Task brief
Begin with the first line of the material and write out each line exactly, ending with the line that contains "sloped, above=4pt, pos=0.76]". Pictures are not part of the copy.

***

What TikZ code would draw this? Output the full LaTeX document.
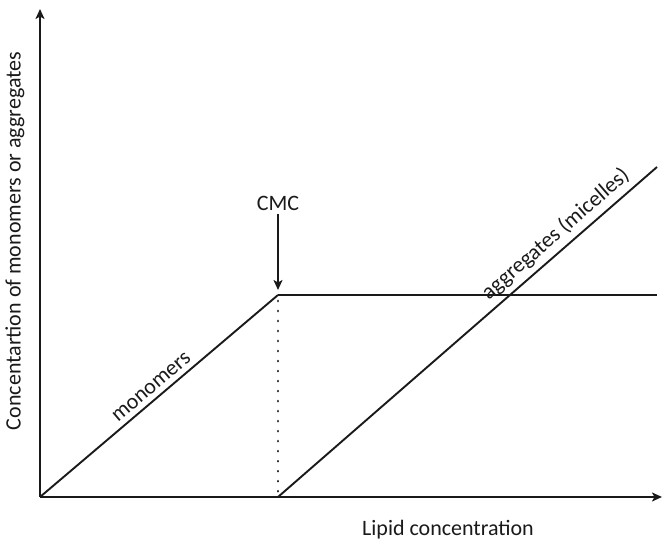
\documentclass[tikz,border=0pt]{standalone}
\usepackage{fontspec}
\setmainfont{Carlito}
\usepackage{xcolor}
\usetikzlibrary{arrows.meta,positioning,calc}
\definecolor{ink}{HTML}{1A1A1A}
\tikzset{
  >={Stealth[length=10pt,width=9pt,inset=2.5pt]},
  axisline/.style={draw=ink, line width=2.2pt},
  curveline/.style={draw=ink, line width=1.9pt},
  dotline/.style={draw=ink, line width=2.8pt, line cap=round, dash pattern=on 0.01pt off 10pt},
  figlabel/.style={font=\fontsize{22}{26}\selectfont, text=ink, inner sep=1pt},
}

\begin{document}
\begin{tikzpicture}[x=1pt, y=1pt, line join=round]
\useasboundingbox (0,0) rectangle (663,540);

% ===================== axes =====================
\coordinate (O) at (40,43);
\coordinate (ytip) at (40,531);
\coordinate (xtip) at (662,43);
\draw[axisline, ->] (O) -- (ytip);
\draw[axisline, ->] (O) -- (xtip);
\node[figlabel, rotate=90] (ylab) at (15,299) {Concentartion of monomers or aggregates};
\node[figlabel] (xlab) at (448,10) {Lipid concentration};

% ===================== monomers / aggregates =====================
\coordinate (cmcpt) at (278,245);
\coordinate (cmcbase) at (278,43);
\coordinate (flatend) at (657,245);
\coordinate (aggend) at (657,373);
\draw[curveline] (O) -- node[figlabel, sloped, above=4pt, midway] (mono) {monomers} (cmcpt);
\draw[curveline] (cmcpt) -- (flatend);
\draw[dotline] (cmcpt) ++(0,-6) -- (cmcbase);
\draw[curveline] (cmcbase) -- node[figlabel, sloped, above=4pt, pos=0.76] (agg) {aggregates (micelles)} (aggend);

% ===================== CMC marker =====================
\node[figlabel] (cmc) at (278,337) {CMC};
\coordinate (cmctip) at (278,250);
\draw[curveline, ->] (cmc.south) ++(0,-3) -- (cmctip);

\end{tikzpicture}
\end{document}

***

Answer
What TikZ code would draw this? Output the full LaTeX document.
\documentclass[tikz,border=0pt]{standalone}
\usepackage{fontspec}
\setmainfont{Carlito}
\usepackage{xcolor}
\usetikzlibrary{arrows.meta,positioning,calc}
\definecolor{ink}{HTML}{1A1A1A}
\tikzset{
  >={Stealth[length=10pt,width=9pt,inset=2.5pt]},
  axisline/.style={draw=ink, line width=2.2pt},
  curveline/.style={draw=ink, line width=1.9pt},
  dotline/.style={draw=ink, line width=2.8pt, line cap=round, dash pattern=on 0.01pt off 10pt},
  figlabel/.style={font=\fontsize{22}{26}\selectfont, text=ink, inner sep=1pt},
}

\begin{document}
\begin{tikzpicture}[x=1pt, y=1pt, line join=round]
\useasboundingbox (0,0) rectangle (663,540);

% ===================== axes =====================
\coordinate (O) at (40,43);
\coordinate (ytip) at (40,531);
\coordinate (xtip) at (662,43);
\draw[axisline, ->] (O) -- (ytip);
\draw[axisline, ->] (O) -- (xtip);
\node[figlabel, rotate=90] (ylab) at (15,299) {Concentartion of monomers or aggregates};
\node[figlabel] (xlab) at (448,10) {Lipid concentration};

% ===================== monomers / aggregates =====================
\coordinate (cmcpt) at (278,245);
\coordinate (cmcbase) at (278,43);
\coordinate (flatend) at (657,245);
\coordinate (aggend) at (657,373);
\draw[curveline] (O) -- node[figlabel, sloped, above=4pt, midway] (mono) {monomers} (cmcpt);
\draw[curveline] (cmcpt) -- (flatend);
\draw[dotline] (cmcpt) ++(0,-6) -- (cmcbase);
\draw[curveline] (cmcbase) -- node[figlabel, sloped, above=4pt, pos=0.76] (agg) {aggregates (micelles)} (aggend);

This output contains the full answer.